España: no hay bien que cien años dure

Roberto Blanco Valdés
Roberto L. Blanco Valdés EL OJO PÚBLICO

OPINIÓN

Mariscal | Efe

20 nov 2020 . Actualizado a las 05:00 h.

Tras una Transición ejemplar, que solo denigran quienes siguen sin entender lo que nos jugábamos en ella, los españoles construimos un sistema democrático que, a gran distancia del único que lo había precedido -el de la Segunda República- fue mejor que aquel en todos los sentidos: más participativo, pacífico y estable y muchísimo más limpio. De hecho, la de 1978 acabaría por ser, cabalmente, nuestra primera democracia, es decir, la primera en la que los electores pudieron expresar sus preferencias con plena igualdad y entera libertad.

El sentido de la responsabilidad colectiva, social e institucional que presidió todo el proceso que condujo de la dictadura a una democracia europea se tradujo, entre otras cosas, en la construcción de un sistema de partidos que dio a España de 1977 al 2015 los mejores años de su historia contemporánea: la extraordinaria modernización política, económica y social y la plena integración de nuestro país en la comunidad internacional no hubieran sido posibles si ese sistema de partidos, que facilitó grandes consensos nacionales, comenzando por el de la Constitución, la única de todas las españolas que fue, al aprobarse, de la inmensa mayoría del país.

Pero, como en España no hay bien que cien años dure, tal proceso ascendente, sostenido durante casi cuatro décadas, acabaría por quebrarse. ¿Cuándo? La pregunta no es tan difícil de responder como la que se hacía a sí mismo uno de los personajes de Vargas Llosa en esa novela inmensa que es Conversación en la Catedral («¿En que momento se había jodido el Perú?»), porque España se jodió en las generales del 2015, que culminaron la destrucción de nuestro sistema de partidos, comenzada ya el año anterior, en los comicios europeos.

Y así, un bipartidismo imperfecto en el que las dos grandes fuerzas competían por el centro y tendían a la moderación, lo que había de dar lugar a una de las democracias más estables de nuestro continente, se convirtió en un sistema pluripartidista, donde el PP y el PSOE, achicados por la extrema derecha (por Vox) y la extrema izquierda (por Podemos) han acabado radicalizándose (es cierto que en el caso del PSOE esa deriva había comenzado ya con Zapatero) y compitiendo por los extremos, en medio del caos que se produce cuando las mayorías absolutas, sin las que no pueden gobernarse los sistemas parlamentarios, son el fruto de acuerdos (y desacuerdos) entre seis, siete u ocho partidos, como ahora ocurre con el Gobierno socialista. Y todo ello adobado, claro, con una radicalización secesionista de los partidos nacionalistas, que tienen al Ejecutivo literalmente cogido del pescuezo.

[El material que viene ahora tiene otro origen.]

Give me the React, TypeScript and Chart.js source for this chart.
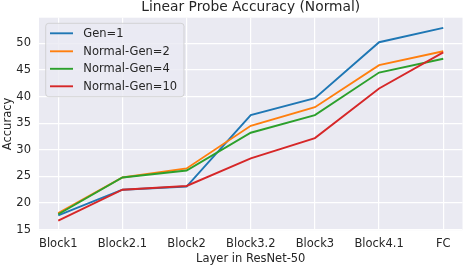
import React, { useEffect, useRef } from "react";
import { Chart, registerables } from "chart.js";

Chart.register(...registerables);

const categories = ["Block1", "Block2.1", "Block2", "Block3.2", "Block3", "Block4.1", "FC"];
const gen1 = [17.7, 22.5, 23.1, 36.5, 39.7, 50.2, 52.9];
const normalGen2 = [18.1, 24.8, 26.5, 34.5, 38.0, 45.9, 48.5];
const normalGen4 = [17.9, 24.8, 26.1, 33.2, 36.5, 44.5, 47.1];
const normalGen10 = [16.7, 22.5, 23.2, 28.4, 32.2, 41.5, 48.3];
const seriesNames = ["Gen=1", "Normal-Gen=2", "Normal-Gen=4", "Normal-Gen=10"];
const yTicks = [15, 20, 25, 30, 35, 40, 45, 50];
const titleText = "Linear Probe Accuracy (Normal)";
const xTitle = "Layer in ResNet-50";
const yTitle = "Accuracy";

const colors = ["#1f77b4", "#ff7f0e", "#2ca02c", "#d62728"];
const FONT = "'DejaVu Sans', sans-serif";
const TEXT = "#262626";

export default function App() {
  const ref = useRef<HTMLCanvasElement | null>(null);
  useEffect(() => {
    if (!ref.current) return;
    const series = [gen1, normalGen2, normalGen4, normalGen10];
    const decor = {
      id: "decor",
      beforeDraw(chart: any) {
        const { ctx, chartArea: a } = chart;
        ctx.save();
        ctx.fillStyle = "#eaeaf2";
        ctx.fillRect(a.left, a.top, a.right - a.left, a.bottom - a.top);
        ctx.restore();
      },
      afterDraw(chart: any) {
        const { ctx, chartArea: a } = chart;
        ctx.save();
        ctx.fillStyle = TEXT;
        // title
        ctx.font = `13.8px ${FONT}`;
        ctx.textAlign = "center";
        ctx.textBaseline = "alphabetic";
        ctx.fillText(titleText, (a.left + a.right) / 2, 11);
        // x title
        ctx.font = `11.5px ${FONT}`;
        ctx.fillText(xTitle, (a.left + a.right) / 2, 262);
        // y title
        ctx.save();
        ctx.translate(10.5, (a.top + a.bottom) / 2);
        ctx.rotate(-Math.PI / 2);
        ctx.fillText(yTitle, 0, 0);
        ctx.restore();
        // legend
        const lx = 45.7, ly = 23.3, lw = 138.3, lh = 73.4, r = 3;
        ctx.beginPath();
        ctx.moveTo(lx + r, ly);
        ctx.lineTo(lx + lw - r, ly);
        ctx.arcTo(lx + lw, ly, lx + lw, ly + r, r);
        ctx.lineTo(lx + lw, ly + lh - r);
        ctx.arcTo(lx + lw, ly + lh, lx + lw - r, ly + lh, r);
        ctx.lineTo(lx + r, ly + lh);
        ctx.arcTo(lx, ly + lh, lx, ly + lh - r, r);
        ctx.lineTo(lx, ly + r);
        ctx.arcTo(lx, ly, lx + r, ly, r);
        ctx.closePath();
        ctx.fillStyle = "rgba(234,234,242,0.8)";
        ctx.fill();
        ctx.strokeStyle = "rgba(204,204,204,0.8)";
        ctx.lineWidth = 1;
        ctx.stroke();
        const rows = [33.3, 51.3, 68.8, 86.3];
        ctx.textAlign = "left";
        ctx.textBaseline = "middle";
        ctx.font = `11.5px ${FONT}`;
        seriesNames.forEach((name, i) => {
          ctx.strokeStyle = colors[i];
          ctx.lineWidth = 1.9;
          ctx.beginPath();
          ctx.moveTo(50, rows[i]);
          ctx.lineTo(73, rows[i]);
          ctx.stroke();
          ctx.fillStyle = TEXT;
          ctx.fillText(name, 83.3, rows[i] + 0.5);
        });
        ctx.restore();
      },
    };
    const chart = new Chart(ref.current, {
      type: "line",
      data: {
        datasets: series.map((s, i) => ({
          label: seriesNames[i],
          data: s.map((v, j) => ({ x: j, y: v })),
          borderColor: colors[i],
          backgroundColor: colors[i],
          borderWidth: 1.9,
          pointRadius: 0,
          tension: 0,
          order: 3 - i,
        })),
      },
      options: {
        responsive: false,
        animation: false,
        layout: { padding: { top: 17.7, right: 0.5, left: 0, bottom: 0 } },
        plugins: { legend: { display: false }, title: { display: false }, tooltip: { enabled: false } },
        scales: {
          x: {
            type: "linear",
            min: -0.3,
            max: 6.3,
            afterFit: (s: any) => { s.height = 35.8; },
            afterBuildTicks: (s: any) => { s.ticks = categories.map((_, i) => ({ value: i })); },
            ticks: {
              stepSize: 1,
              includeBounds: false,
              autoSkip: false,
              maxRotation: 0,
              minRotation: 0,
              padding: 7,
              color: TEXT,
              font: { family: FONT, size: 11.5 },
              callback: (v: any) => categories[Number(v)] ?? "",
            },
            grid: { color: "#ffffff", lineWidth: 1.2, drawTicks: false, tickLength: 0 },
            border: { display: false },
          },
          y: {
            type: "linear",
            min: 14.9,
            max: 54.8,
            afterFit: (s: any) => { s.width = 39; },
            afterBuildTicks: (s: any) => { s.ticks = yTicks.map((v) => ({ value: v })); },
            ticks: {
              includeBounds: false,
              padding: 8,
              color: TEXT,
              font: { family: FONT, size: 11.5 },
            },
            grid: { color: "#ffffff", lineWidth: 1.2, drawTicks: false, tickLength: 0 },
            border: { display: false },
          },
        },
      },
      plugins: [decor],
    });
    return () => chart.destroy();
  }, []);
  return (
    <div style={{ position: "fixed", left: 0, top: 0, width: 463, height: 266, background: "#fff" }}>
      <canvas ref={ref} width={463} height={266} style={{ width: 463, height: 266 }} />
    </div>
  );
}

Los graves errores cometidos por los grandes partidos (entre ellos, no haber establecido controles efectivos contra la corrupción) han estado en el origen de este cambio sideral, que ha llevado a muchos electores a la errada convicción de que cuanta menos estabilidad, más democracia. Una falsa presunción que estamos pagando a un precio altísimo: el del absoluto desgobierno.